More precisely, differentiating \(G\) with respect to \(y_j\):

\[G_j \equiv \frac{\partial G}{\partial y_j} = \sum_{m=1}^{M} \alpha_{jm}\, y_j^{1/\lambda_m - 1} \left(\sum_{k=1}^{J}\alpha_{km}y_k^{1/\lambda_m}\right)^{\lambda_m - 1}\]

Evaluating at \(y_k = e^{V_k}\) and defining the inclusive value of nest \(m\) as \(G_m \equiv \sum_{k=1}^{J}\alpha_{km}e^{V_k/\lambda_m}\), the choice probability becomes:

\[\boxed{P_j = \frac{\displaystyle\sum_{m=1}^{M}\alpha_{jm}\, e^{V_j/\lambda_m}\, G_m^{\lambda_m - 1}}{\displaystyle\sum_{m'=1}^{M} G_{m'}^{\lambda_{m'}}}} \tag{1}\]

Defining the within-nest conditional share \(s_{j|m} = \alpha_{jm}e^{V_j/\lambda_m}/G_m\) and the nest probability \(\pi_m = G_m^{\lambda_m}/D\) where \(D = \sum_{m'}G_{m'}^{\lambda_{m'}}\), this can be decomposed as:

\[P_j = \sum_{m=1}^{M} \pi_m \, s_{j|m}\]

This is useful when alternatives share attributes along multiple dimensions. For example, a hybrid SUV shares features with both the “SUV” nest (body type) and the “hybrid” nest (fuel type).

Example: Cross-Nested Logit for Program Participation

Example 2 Returning to the welfare program participation example, recall that there are six alternatives: all combinations of program participation (\(P\in\{0,1\}\)) and hours (\(H\in\{0,1,2\}\)). The nested logit forces each alternative into a single nest, but the natural substitution patterns here run along multiple dimensions: program participation, the extensive margin of labor supply, and the intensive margin. The cross-nested logit handles this naturally.
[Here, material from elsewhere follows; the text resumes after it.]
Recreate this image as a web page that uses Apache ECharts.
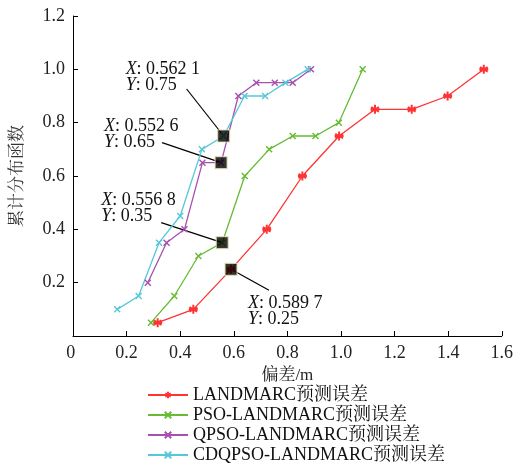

Define four nests capturing these dimensions:

	Nest 1: No program	Nest 2: Program	Nest 3: Work	Nest 4: Full-time
\(j=0\): \((H=0,P=0)\)	1	0	0	0
\(j=1\): \((H=1,P=0)\)	1	0	1	0
\(j=2\): \((H=2,P=0)\)	1	0	0	1
\(j=3\): \((H=0,P=1)\)	0	1	0	0
\(j=4\): \((H=1,P=1)\)	0	1	1	0
\(j=5\): \((H=2,P=1)\)	0	1	0	1

The key feature of this structure is that the working alternatives (\(j=1,4\)) belong to both their participation nest and the work nest, while full-time alternatives (\(j=2,5\)) belong to both their participation nest and the full-time nest. The not-working alternatives (\(j=0,3\)) each belong only to their participation nest. This allows the model to capture substitution along the participation dimension (between \(j=0,1,2\) and \(j=3,4,5\)), the extensive margin (between \(H=0\) and \(H>0\)), and the intensive margin (between \(H=1\) and \(H=2\)), each governed by a separate dissimilarity parameter.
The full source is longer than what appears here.